Getting Started
swmr_tools is a python package for making live data processing of hdf5_files easy.
swmr_tools can be installed from conda-forge using:
conda install -c conda-forge swmr-tools
It can also be installed from PyPi:
pip install swmr_tools
Alternatively you can clone the git repository containing swmr_tools using:
git clone https://github.com/DiamondLightSource/python-swmrtools.git
HDF5 File Requirements
To live process HDF5 data using the swmr_tools package there are a few requirements on the file structure.
The file must be created in swmr mode (see https://docs.h5py.org/en/stable/swmr.html)
The file must have one (or more) key datasets (see below)

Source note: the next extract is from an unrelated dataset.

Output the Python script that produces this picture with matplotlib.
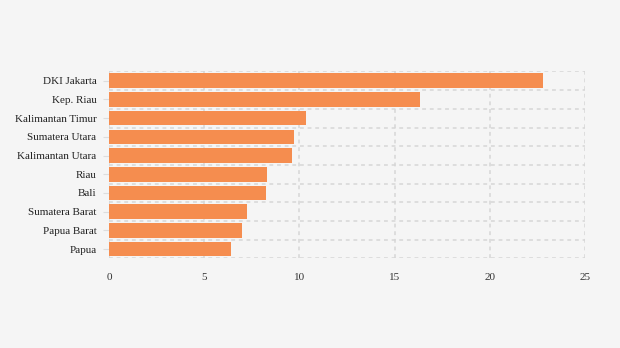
import matplotlib
matplotlib.use("Agg")
import matplotlib.pyplot as plt
import numpy as np

categories = ["DKI Jakarta", "Kep. Riau", "Kalimantan Timur", "Sumatera Utara",
              "Kalimantan Utara", "Riau", "Bali", "Sumatera Barat", "Papua Barat", "Papua"]
values = [22.8, 16.33, 10.36, 9.72, 9.61, 8.3, 8.25, 7.25, 6.99, 6.41]
xticks = [0, 5, 10, 15, 20, 25]

plt.rcParams['font.family'] = ['Liberation Serif', 'DejaVu Serif']

bg = "#f5f5f5"
fig = plt.figure(figsize=(6.2, 3.48), dpi=100, facecolor=bg)
ax = fig.add_axes([0.1758, 0.2575, 0.7677, 0.5373], facecolor=bg)

y = np.arange(len(categories))
ax.barh(y, values, height=0.78, color="#f58d4f", zorder=3)

ax.set_xlim(0, 25)
ax.set_ylim(len(categories) - 0.5, -0.5)
ax.set_xticks(xticks)
ax.set_xticklabels([str(t) for t in xticks])
ax.set_yticks(y)
ax.set_yticklabels(categories)
ax.set_yticks(np.arange(-0.5, len(categories), 1), minor=True)

for s in ax.spines.values():
    s.set_visible(False)

grid_kw = dict(color="#d6d6d6", linestyle=(0, (2.5, 2.5)), linewidth=1.1, zorder=0)
ax.grid(axis="x", which="major", **grid_kw)
ax.grid(axis="y", which="minor", **grid_kw)
ax.grid(axis="y", which="major", visible=False)

ax.tick_params(axis="x", which="both", length=0, pad=10.5, labelsize=8, labelcolor="#333333")
ax.tick_params(axis="y", which="major", length=4, color="#dddddd", pad=5, labelsize=8, labelcolor="#222222")
ax.tick_params(axis="y", which="minor", length=0)

fig.savefig("out.png", dpi=100, facecolor=bg)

(Optional) The file can have a finished dataset (see below)
Key Datasets
Although swmr allows HDF5 to be read while being written, it can be difficult to determine whether a slice of the data has been written to or is just the fill data HDF5 uses when a dataset is expanded. To determine whether real data is actually written, swmr_tools needs a key dataset. The key dataset is usually an integer dataset, with a fill value of zero, which is flushed with a non-zero integer value after the corresponding frame of the main dataset is flushed. By monitoring these key datasets, swmr_tools can determine when each data frame is readable.
Finished Dataset
Since HDF5 datasets can be expanded it can be difficult to tell whether a file is complete or whether more data is likely to be written. The swmr_tools library uses a time out to determine when to finish, but this can also be paired with a finished dataset. The finished dataset is a single integer dataset, with a value zero when the file is still being written to and non-zero when the file is complete. This allows a long time out to be used without wasting time waiting when the file is complete.